→ Exercise instructions
Return all lines with the word "this" in them.

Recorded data
###

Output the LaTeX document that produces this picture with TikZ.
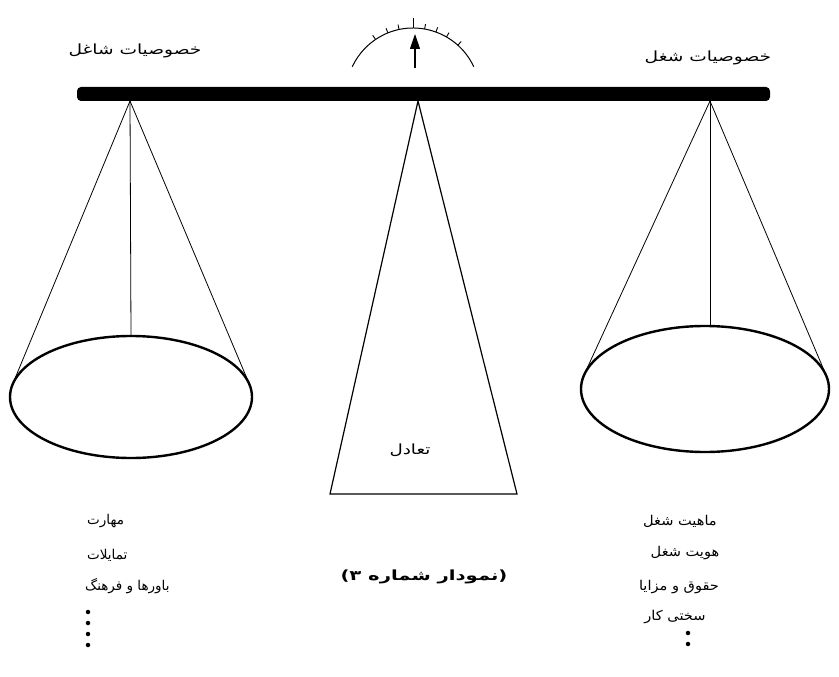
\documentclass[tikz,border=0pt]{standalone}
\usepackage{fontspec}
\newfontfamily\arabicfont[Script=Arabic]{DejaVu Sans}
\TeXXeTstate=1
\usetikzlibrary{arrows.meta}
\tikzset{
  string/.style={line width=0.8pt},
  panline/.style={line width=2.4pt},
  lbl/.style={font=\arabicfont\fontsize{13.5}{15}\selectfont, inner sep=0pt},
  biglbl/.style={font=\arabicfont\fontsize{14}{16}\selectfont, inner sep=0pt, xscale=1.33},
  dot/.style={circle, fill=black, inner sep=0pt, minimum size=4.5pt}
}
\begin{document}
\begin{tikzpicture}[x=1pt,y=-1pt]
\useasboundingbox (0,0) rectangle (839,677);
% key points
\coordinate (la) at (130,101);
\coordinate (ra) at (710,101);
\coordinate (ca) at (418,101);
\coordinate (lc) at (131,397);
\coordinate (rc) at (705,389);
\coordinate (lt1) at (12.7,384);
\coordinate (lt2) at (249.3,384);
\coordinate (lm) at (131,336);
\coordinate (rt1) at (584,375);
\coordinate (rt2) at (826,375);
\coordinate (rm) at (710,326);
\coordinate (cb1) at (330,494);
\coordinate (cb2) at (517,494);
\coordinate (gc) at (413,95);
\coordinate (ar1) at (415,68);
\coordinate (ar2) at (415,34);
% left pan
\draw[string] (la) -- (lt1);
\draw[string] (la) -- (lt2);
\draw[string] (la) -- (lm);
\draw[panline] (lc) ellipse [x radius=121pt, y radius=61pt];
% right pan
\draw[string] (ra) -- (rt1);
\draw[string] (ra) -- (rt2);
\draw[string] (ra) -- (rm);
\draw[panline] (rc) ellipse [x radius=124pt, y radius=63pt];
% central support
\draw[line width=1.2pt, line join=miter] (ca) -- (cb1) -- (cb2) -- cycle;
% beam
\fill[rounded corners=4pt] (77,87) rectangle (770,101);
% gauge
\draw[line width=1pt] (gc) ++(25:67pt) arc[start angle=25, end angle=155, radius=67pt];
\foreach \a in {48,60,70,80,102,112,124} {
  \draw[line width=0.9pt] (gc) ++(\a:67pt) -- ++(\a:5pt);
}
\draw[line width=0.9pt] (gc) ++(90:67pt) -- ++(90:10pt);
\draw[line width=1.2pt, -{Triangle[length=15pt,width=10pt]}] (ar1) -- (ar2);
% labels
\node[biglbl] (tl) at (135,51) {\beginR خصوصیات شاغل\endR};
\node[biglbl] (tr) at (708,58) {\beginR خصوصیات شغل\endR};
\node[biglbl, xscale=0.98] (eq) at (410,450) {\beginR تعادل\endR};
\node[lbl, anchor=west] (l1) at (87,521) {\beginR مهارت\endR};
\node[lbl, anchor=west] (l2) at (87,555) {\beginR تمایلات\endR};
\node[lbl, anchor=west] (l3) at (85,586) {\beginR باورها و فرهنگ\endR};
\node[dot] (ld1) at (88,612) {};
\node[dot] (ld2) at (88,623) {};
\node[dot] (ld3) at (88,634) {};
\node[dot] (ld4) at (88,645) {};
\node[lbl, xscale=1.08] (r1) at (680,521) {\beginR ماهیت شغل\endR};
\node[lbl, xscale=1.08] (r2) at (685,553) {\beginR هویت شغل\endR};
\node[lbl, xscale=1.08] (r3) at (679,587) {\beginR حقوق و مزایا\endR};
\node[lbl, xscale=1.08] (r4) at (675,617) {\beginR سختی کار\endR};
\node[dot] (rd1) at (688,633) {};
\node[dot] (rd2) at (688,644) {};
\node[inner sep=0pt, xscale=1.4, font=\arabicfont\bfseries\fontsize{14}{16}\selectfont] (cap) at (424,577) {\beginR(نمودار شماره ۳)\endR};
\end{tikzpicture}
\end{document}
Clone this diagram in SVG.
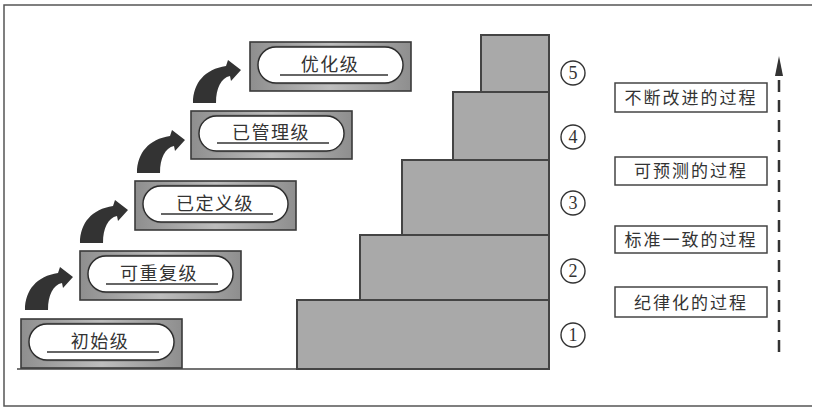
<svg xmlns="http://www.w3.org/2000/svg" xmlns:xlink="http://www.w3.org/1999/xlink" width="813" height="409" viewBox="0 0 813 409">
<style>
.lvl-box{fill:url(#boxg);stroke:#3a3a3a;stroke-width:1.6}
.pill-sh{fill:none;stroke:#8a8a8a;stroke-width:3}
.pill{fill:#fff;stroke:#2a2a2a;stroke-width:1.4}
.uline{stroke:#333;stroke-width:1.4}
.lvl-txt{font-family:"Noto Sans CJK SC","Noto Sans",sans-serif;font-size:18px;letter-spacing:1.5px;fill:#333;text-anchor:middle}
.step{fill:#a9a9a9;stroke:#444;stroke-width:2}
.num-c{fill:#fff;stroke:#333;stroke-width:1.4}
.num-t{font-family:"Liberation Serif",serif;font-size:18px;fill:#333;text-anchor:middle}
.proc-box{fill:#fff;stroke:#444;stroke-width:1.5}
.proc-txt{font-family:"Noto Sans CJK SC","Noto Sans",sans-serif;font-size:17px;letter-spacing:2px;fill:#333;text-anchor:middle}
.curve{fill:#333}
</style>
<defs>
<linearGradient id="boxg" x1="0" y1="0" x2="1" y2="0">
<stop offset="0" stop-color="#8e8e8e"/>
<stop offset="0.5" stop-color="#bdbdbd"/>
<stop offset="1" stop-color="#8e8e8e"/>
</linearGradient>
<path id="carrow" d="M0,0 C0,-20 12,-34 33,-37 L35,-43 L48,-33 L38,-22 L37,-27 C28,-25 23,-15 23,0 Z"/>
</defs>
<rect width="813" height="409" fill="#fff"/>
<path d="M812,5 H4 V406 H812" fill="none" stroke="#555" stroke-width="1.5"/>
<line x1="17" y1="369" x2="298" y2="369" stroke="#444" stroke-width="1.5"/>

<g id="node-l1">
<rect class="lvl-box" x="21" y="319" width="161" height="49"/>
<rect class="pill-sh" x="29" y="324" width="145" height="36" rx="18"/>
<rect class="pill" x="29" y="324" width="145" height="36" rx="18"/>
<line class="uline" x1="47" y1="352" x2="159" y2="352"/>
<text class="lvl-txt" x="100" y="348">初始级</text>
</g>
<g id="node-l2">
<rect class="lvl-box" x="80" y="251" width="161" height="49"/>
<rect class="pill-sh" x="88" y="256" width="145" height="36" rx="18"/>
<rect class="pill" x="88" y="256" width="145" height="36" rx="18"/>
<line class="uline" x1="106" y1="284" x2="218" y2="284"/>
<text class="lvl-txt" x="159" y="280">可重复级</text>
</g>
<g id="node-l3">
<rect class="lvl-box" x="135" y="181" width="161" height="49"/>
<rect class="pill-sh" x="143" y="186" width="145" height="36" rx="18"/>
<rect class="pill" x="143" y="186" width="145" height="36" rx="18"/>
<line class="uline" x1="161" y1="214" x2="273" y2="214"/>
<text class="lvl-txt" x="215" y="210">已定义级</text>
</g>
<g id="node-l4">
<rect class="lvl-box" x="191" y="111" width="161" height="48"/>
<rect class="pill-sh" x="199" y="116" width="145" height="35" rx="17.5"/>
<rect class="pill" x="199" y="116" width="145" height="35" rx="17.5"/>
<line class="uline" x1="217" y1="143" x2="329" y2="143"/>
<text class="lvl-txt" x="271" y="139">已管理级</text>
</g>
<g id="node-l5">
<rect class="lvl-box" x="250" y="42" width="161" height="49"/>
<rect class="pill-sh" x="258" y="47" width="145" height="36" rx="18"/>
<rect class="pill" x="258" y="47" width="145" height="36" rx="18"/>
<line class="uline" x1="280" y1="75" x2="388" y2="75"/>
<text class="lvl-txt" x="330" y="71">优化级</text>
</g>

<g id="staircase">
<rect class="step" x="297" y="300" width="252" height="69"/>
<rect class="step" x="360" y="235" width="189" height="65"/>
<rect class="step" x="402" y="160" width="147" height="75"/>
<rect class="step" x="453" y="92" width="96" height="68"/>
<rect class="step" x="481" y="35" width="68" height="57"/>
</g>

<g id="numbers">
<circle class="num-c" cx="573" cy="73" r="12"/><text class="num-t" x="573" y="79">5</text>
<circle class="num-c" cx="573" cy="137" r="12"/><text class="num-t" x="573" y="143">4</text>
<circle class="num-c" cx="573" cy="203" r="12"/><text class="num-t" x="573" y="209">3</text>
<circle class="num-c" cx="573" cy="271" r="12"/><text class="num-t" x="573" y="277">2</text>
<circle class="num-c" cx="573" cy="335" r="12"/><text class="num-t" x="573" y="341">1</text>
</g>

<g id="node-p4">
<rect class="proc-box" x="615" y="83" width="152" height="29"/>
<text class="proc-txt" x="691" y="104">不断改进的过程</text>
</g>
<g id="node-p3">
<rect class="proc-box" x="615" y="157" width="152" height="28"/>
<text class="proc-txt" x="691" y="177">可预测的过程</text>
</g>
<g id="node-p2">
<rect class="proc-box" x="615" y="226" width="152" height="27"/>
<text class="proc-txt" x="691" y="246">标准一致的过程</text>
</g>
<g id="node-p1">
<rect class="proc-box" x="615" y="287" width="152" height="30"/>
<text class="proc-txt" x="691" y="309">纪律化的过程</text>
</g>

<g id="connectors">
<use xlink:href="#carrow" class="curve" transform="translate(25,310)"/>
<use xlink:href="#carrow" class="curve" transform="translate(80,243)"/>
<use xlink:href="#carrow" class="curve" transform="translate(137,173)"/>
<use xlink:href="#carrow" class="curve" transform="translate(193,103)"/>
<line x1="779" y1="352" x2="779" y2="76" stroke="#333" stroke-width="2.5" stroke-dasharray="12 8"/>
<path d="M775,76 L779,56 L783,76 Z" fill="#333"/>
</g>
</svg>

###

→ Worked solution
Output the LaTeX document that produces this picture with TikZ.
Clone this diagram in SVG.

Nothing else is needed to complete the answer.